NOT MUCH MORE to do this night.

Lucas got a sandwich, then walked to a downtown mall, bought a pile of magazines and a couple of newspapers, and carried them back to the hotel. He thought about Andreno going out, and felt a little sad. In the past, out of town, he'd always been happy enough to make the rounds at night, seeing who was doing what to whom-and who might be available for a tightly scheduled romance, a meaningful overnight relationship.

No more, he thought. But hell: He was wearing pajamas most of the time now. The bottoms, anyway. And reading Barron's, in hotel rooms, at eight o'clock at night. Getting older; and life goes on.

For some people, anyway.

Lucas had a good night, the kind of night you have after a good day, when you traveled, learned a few things, felt like you were making progress. But the phone rang way too early. An agent named Forest said he was calling on Mallard's behalf to tell him that Gene Rinker had committed suicide in the jail out in Clayton.

"WHAT THE FUCK are you talking about?" Lucas asked. Or shouted. "I thought he was on suicide watch."

"He was. But he knew what he was doing."

"Well, what the fuck did he do? What time is it, anyway?"

"Five-forty-five. He cut his wrists with the punch-out thing, the hole, from a can of soda. He had a can of soda at dinner, and he must've palmed it."

"Jesus, they didn't find him? Where in the hell were the-"

"He had one blanket-this is what I'm told, I haven't been there myself-he had one blanket and he got down under it, and after one of the checks, cut himself. They say he knew what he was doing. The cuts are real deep, vertical, right down both wrists. There's a second set of scars going the wrong way, across the wrists, so he had some experience. He messed it up the first time he tried, and this time, he knew better. After he'd cut himself, he curled up under the blanket and bled to death. They were watching him in the camera-they thought he was sleeping until the blood started to drip on the floor and they saw the puddle…"

"Ah, man."

"Emptied him out. Mr. Mallard's over there, Malone's on the way. They thought… you might want to run out."

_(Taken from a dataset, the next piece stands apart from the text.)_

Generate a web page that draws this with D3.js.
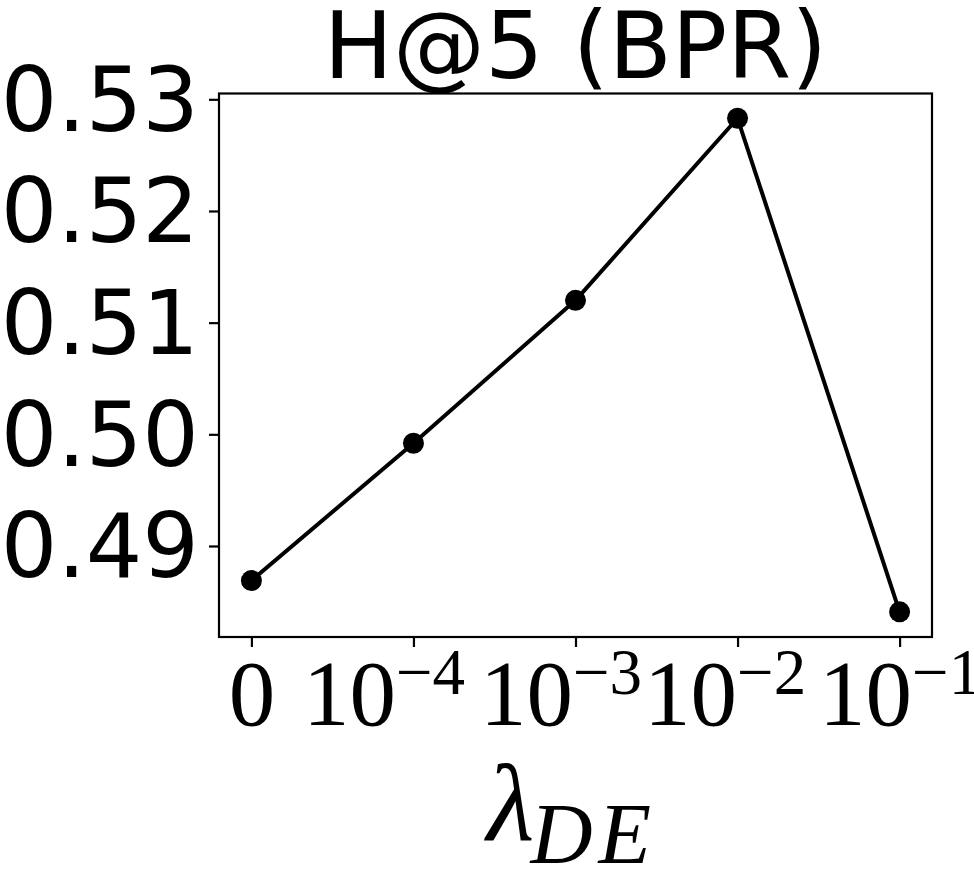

LUCAS TOOK TIME to clean up. An extra ten minutes wouldn't make any difference to Gene Rinker now, and Lucas had taken enough unexpected calls to know how crappy he'd feel later in the morning if he didn't clean up now. In the shower, he thought about Rinker. He thought about what she might do. Could they turn this to their advantage? And he thought about Sandy White and the St. Louis Post-Dispatch.

And before he left the room, he dialed Andreno, smiling grimly as he did it. At least this piece of misery would have a little company.

Andreno picked up the phone and groaned, "What?"

"Gene Rinker cut his wrists. He's dead."

Silence for a beat, a couple of beats. "Awww… shit."